Thank you for your good answers:)

It is a finished product. For example, we will calculate the unknown impurity in molecule A. We draw linearity using the working standard of molecule A. We also calculate the unknown impurity with this regression equation. I know it's more accurate to calculate with a 100% standard, but it's a study before me and we're expected to explain it. I answered the question before, and they persistently asked it again. There are many scientific articles that calculate in this way.
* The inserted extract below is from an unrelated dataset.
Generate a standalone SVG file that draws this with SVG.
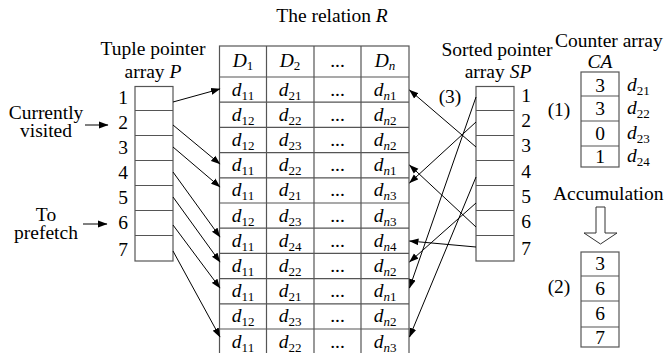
<svg xmlns="http://www.w3.org/2000/svg" width="664" height="353" viewBox="0 0 664 353">
<style>
text{font-family:"Liberation Serif","Times New Roman",serif;font-size:19.5px;fill:#000}
.m{text-anchor:middle}
.i{font-style:italic}
.s{font-size:13px}
.box{fill:#fff;stroke:#555;stroke-width:1.2}
.ln{stroke:#555;stroke-width:1.2;fill:none}
.c{stroke:#000;stroke-width:1;fill:none;marker-end:url(#ah)}
</style>
<defs>
<marker id="ah" markerWidth="10" markerHeight="8" refX="9" refY="4" orient="auto" markerUnits="userSpaceOnUse">
<path d="M0,0.6 L9.5,4 L0,7.4 z" fill="#000"/>
</marker>
</defs>
<rect width="664" height="353" fill="#fff"/>

<g id="title">
<text x="332" y="21.5" class="m">The relation <tspan class="i">R</tspan></text>
</g>

<g id="relationR">
<rect class="box" x="219.5" y="46" width="189.5" height="308"/>
<path class="ln" d="M266.5,46V354M314,46V354M361,46V354M219.5,77H409M219.5,102.2H409M219.5,127.4H409M219.5,152.6H409M219.5,177.8H409M219.5,203H409M219.5,228.2H409M219.5,253.4H409M219.5,278.6H409M219.5,303.8H409M219.5,329H409"/>
<text x="243" y="67" class="m"><tspan class="i">D</tspan><tspan class="s" dy="3">1</tspan></text>
<text x="290" y="67" class="m"><tspan class="i">D</tspan><tspan class="s" dy="3">2</tspan></text>
<text x="337.5" y="67" class="m">...</text>
<text x="385" y="67" class="m"><tspan class="i">D</tspan><tspan class="s i" dy="3">n</tspan></text>
<g id="rows">
<text x="243" y="95.5" class="m"><tspan class="i">d</tspan><tspan class="s" dy="4">11</tspan></text>
<text x="290" y="95.5" class="m"><tspan class="i">d</tspan><tspan class="s" dy="4">21</tspan></text>
<text x="337.5" y="95.5" class="m">...</text>
<text x="385" y="95.5" class="m"><tspan class="i">d</tspan><tspan class="s" dy="4"><tspan class="i">n</tspan>1</tspan></text>

<text x="243" y="120.7" class="m"><tspan class="i">d</tspan><tspan class="s" dy="4">12</tspan></text>
<text x="290" y="120.7" class="m"><tspan class="i">d</tspan><tspan class="s" dy="4">22</tspan></text>
<text x="337.5" y="120.7" class="m">...</text>
<text x="385" y="120.7" class="m"><tspan class="i">d</tspan><tspan class="s" dy="4"><tspan class="i">n</tspan>2</tspan></text>

<text x="243" y="145.9" class="m"><tspan class="i">d</tspan><tspan class="s" dy="4">12</tspan></text>
<text x="290" y="145.9" class="m"><tspan class="i">d</tspan><tspan class="s" dy="4">23</tspan></text>
<text x="337.5" y="145.9" class="m">...</text>
<text x="385" y="145.9" class="m"><tspan class="i">d</tspan><tspan class="s" dy="4"><tspan class="i">n</tspan>2</tspan></text>

<text x="243" y="171.1" class="m"><tspan class="i">d</tspan><tspan class="s" dy="4">11</tspan></text>
<text x="290" y="171.1" class="m"><tspan class="i">d</tspan><tspan class="s" dy="4">22</tspan></text>
<text x="337.5" y="171.1" class="m">...</text>
<text x="385" y="171.1" class="m"><tspan class="i">d</tspan><tspan class="s" dy="4"><tspan class="i">n</tspan>1</tspan></text>

<text x="243" y="196.3" class="m"><tspan class="i">d</tspan><tspan class="s" dy="4">11</tspan></text>
<text x="290" y="196.3" class="m"><tspan class="i">d</tspan><tspan class="s" dy="4">21</tspan></text>
<text x="337.5" y="196.3" class="m">...</text>
<text x="385" y="196.3" class="m"><tspan class="i">d</tspan><tspan class="s" dy="4"><tspan class="i">n</tspan>3</tspan></text>

<text x="243" y="221.5" class="m"><tspan class="i">d</tspan><tspan class="s" dy="4">12</tspan></text>
<text x="290" y="221.5" class="m"><tspan class="i">d</tspan><tspan class="s" dy="4">23</tspan></text>
<text x="337.5" y="221.5" class="m">...</text>
<text x="385" y="221.5" class="m"><tspan class="i">d</tspan><tspan class="s" dy="4"><tspan class="i">n</tspan>3</tspan></text>

<text x="243" y="246.7" class="m"><tspan class="i">d</tspan><tspan class="s" dy="4">11</tspan></text>
<text x="290" y="246.7" class="m"><tspan class="i">d</tspan><tspan class="s" dy="4">24</tspan></text>
<text x="337.5" y="246.7" class="m">...</text>
<text x="385" y="246.7" class="m"><tspan class="i">d</tspan><tspan class="s" dy="4"><tspan class="i">n</tspan>4</tspan></text>

<text x="243" y="271.9" class="m"><tspan class="i">d</tspan><tspan class="s" dy="4">11</tspan></text>
<text x="290" y="271.9" class="m"><tspan class="i">d</tspan><tspan class="s" dy="4">22</tspan></text>
<text x="337.5" y="271.9" class="m">...</text>
<text x="385" y="271.9" class="m"><tspan class="i">d</tspan><tspan class="s" dy="4"><tspan class="i">n</tspan>2</tspan></text>

<text x="243" y="297.1" class="m"><tspan class="i">d</tspan><tspan class="s" dy="4">11</tspan></text>
<text x="290" y="297.1" class="m"><tspan class="i">d</tspan><tspan class="s" dy="4">21</tspan></text>
<text x="337.5" y="297.1" class="m">...</text>
<text x="385" y="297.1" class="m"><tspan class="i">d</tspan><tspan class="s" dy="4"><tspan class="i">n</tspan>1</tspan></text>

<text x="243" y="322.3" class="m"><tspan class="i">d</tspan><tspan class="s" dy="4">12</tspan></text>
<text x="290" y="322.3" class="m"><tspan class="i">d</tspan><tspan class="s" dy="4">23</tspan></text>
<text x="337.5" y="322.3" class="m">...</text>
<text x="385" y="322.3" class="m"><tspan class="i">d</tspan><tspan class="s" dy="4"><tspan class="i">n</tspan>2</tspan></text>

<text x="243" y="347.5" class="m"><tspan class="i">d</tspan><tspan class="s" dy="4">11</tspan></text>
<text x="290" y="347.5" class="m"><tspan class="i">d</tspan><tspan class="s" dy="4">22</tspan></text>
<text x="337.5" y="347.5" class="m">...</text>
<text x="385" y="347.5" class="m"><tspan class="i">d</tspan><tspan class="s" dy="4"><tspan class="i">n</tspan>3</tspan></text>
</g>
</g>

<g id="arrayP">
<text x="153" y="54.5" class="m">Tuple pointer</text>
<text x="153" y="78" class="m">array <tspan class="i">P</tspan></text>
<rect class="box" x="135" y="86.5" width="38" height="174.5"/>
<path class="ln" d="M135,110.5H173M135,135.5H173M135,160.5H173M135,185.5H173M135,210.5H173M135,235.5H173"/>
<text x="123" y="104" class="m">1</text>
<text x="123" y="129" class="m">2</text>
<text x="123" y="154" class="m">3</text>
<text x="123" y="179" class="m">4</text>
<text x="123" y="204" class="m">5</text>
<text x="123" y="229" class="m">6</text>
<text x="123" y="256" class="m">7</text>
</g>

<g id="currentlyVisited">
<text x="46" y="119" class="m">Currently</text>
<text x="46" y="137" class="m">visited</text>
</g>
<g id="toPrefetch">
<text x="46" y="220.5" class="m">To</text>
<text x="46" y="238.5" class="m">prefetch</text>
</g>

<g id="arraySP">
<text x="497" y="56" class="m">Sorted pointer</text>
<text x="498" y="78" class="m">array <tspan class="i">SP</tspan></text>
<text x="450" y="103" class="m">(3)</text>
<rect class="box" x="476" y="86.5" width="38" height="174.5"/>
<path class="ln" d="M476,110.5H514M476,135.5H514M476,160.5H514M476,185.5H514M476,210.5H514M476,235.5H514"/>
<text x="526" y="102" class="m">1</text>
<text x="526" y="127" class="m">2</text>
<text x="526" y="152" class="m">3</text>
<text x="526" y="178" class="m">4</text>
<text x="526" y="203" class="m">5</text>
<text x="526" y="228" class="m">6</text>
<text x="526" y="255" class="m">7</text>
</g>

<g id="counterArray">
<text x="555" y="46.5">Counter array</text>
<text x="600" y="68" class="m i">CA</text>
<text x="559" y="116" class="m">(1)</text>
<rect class="box" x="581" y="72" width="38" height="95"/>
<path class="ln" d="M581,96H619M581,121H619M581,146H619"/>
<text x="600" y="92" class="m">3</text>
<text x="600" y="115" class="m">3</text>
<text x="600" y="140" class="m">0</text>
<text x="600" y="163" class="m">1</text>
<text x="627" y="91"><tspan class="i">d</tspan><tspan class="s" dy="4">21</tspan></text>
<text x="627" y="114"><tspan class="i">d</tspan><tspan class="s" dy="4">22</tspan></text>
<text x="627" y="139"><tspan class="i">d</tspan><tspan class="s" dy="4">23</tspan></text>
<text x="627" y="162"><tspan class="i">d</tspan><tspan class="s" dy="4">24</tspan></text>
</g>

<g id="accumulation">
<text x="553" y="199.5">Accumulation</text>
<polygon points="596,207 605,207 605,233 617,233 600.5,244 584,233 596,233" fill="#fff" stroke="#333" stroke-width="1"/>
</g>

<g id="accumulatedArray">
<text x="559" y="293" class="m">(2)</text>
<rect class="box" x="581" y="252" width="38" height="95"/>
<path class="ln" d="M581,276H619M581,301H619M581,327H619"/>
<text x="600" y="270" class="m">3</text>
<text x="600" y="295" class="m">6</text>
<text x="600" y="320" class="m">6</text>
<text x="600" y="344" class="m">7</text>
</g>

<g id="connectors">
<path class="c" d="M85,125H108"/>
<path class="c" d="M83,224H107"/>
<path class="c" d="M173,102L220,89"/>
<path class="c" d="M173,125L220,164"/>
<path class="c" d="M173,147L220,187"/>
<path class="c" d="M173,172L220,237"/>
<path class="c" d="M173,197L220,262"/>
<path class="c" d="M173,225L220,288"/>
<path class="c" d="M173,251L220,337"/>
<path class="c" d="M476,97L409.5,288"/>
<path class="c" d="M476,122L409.5,183"/>
<path class="c" d="M476,147L409.5,90"/>
<path class="c" d="M476,177L409.5,337"/>
<path class="c" d="M476,203L409.5,262"/>
<path class="c" d="M476,227L409.5,165"/>
<path class="c" d="M476,247L409.5,241"/>
</g>
</svg>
I don't know if anyone who asks this question will accept these articles:)
Tom's answer plus a "it is very commonly done this way in this industry" should suffice.
Thanks,
DR
Image
The problem that is probably bothering them is that if your line passes at any distance significantly above the origin, then you could have small peaks that are visible to the naked eye but don't show up at all because they give negative values. If, for example, your linearity were so poor that the intercept were 10% of the size of the pure compound peak, then you could have individual impurities of up to 10% without them showing up.

10% is obviously ridiculous. You're probably being very professional about this, but somewhere out there is a lab who are doing the same thing, with an intercept that's 1%, or 2%, and who are busy selling products as 98% pure when they have 15 impurities at around the 1% mark by peak-area, and one impurity around 4%.

The final answer is that your method is good provided the line passes close to the origin. There is an LC-GC article somewhere that touches on the situation, but in reverse. The question was "when is it acceptable to force my calibration curve through the origin?" and the answer was "when it passes within a statistically insignificant distance of the origin anyway".

In your situation, the question is how far down the curve can I go before the fact that I did/didn't force to the origin makes a statistically-significant difference to the result? So the way that I'd answer the question is to stress that you have already tested the LOQ. You therefore have a method that is valid down to the LOQ. Your method may fail on impurities that are a long way below the LOQ, but by definition these are not of any practical relevance because in choosing your method, you ensured that it had an adequate LOQ to pick up all relevant impurities. And you are routinely including the LOQ as part of your three-point calibration curve, so your method is valid within the region LOQ < result < 120%, the range of the calibration curve. And that's in ICH Q1(R1).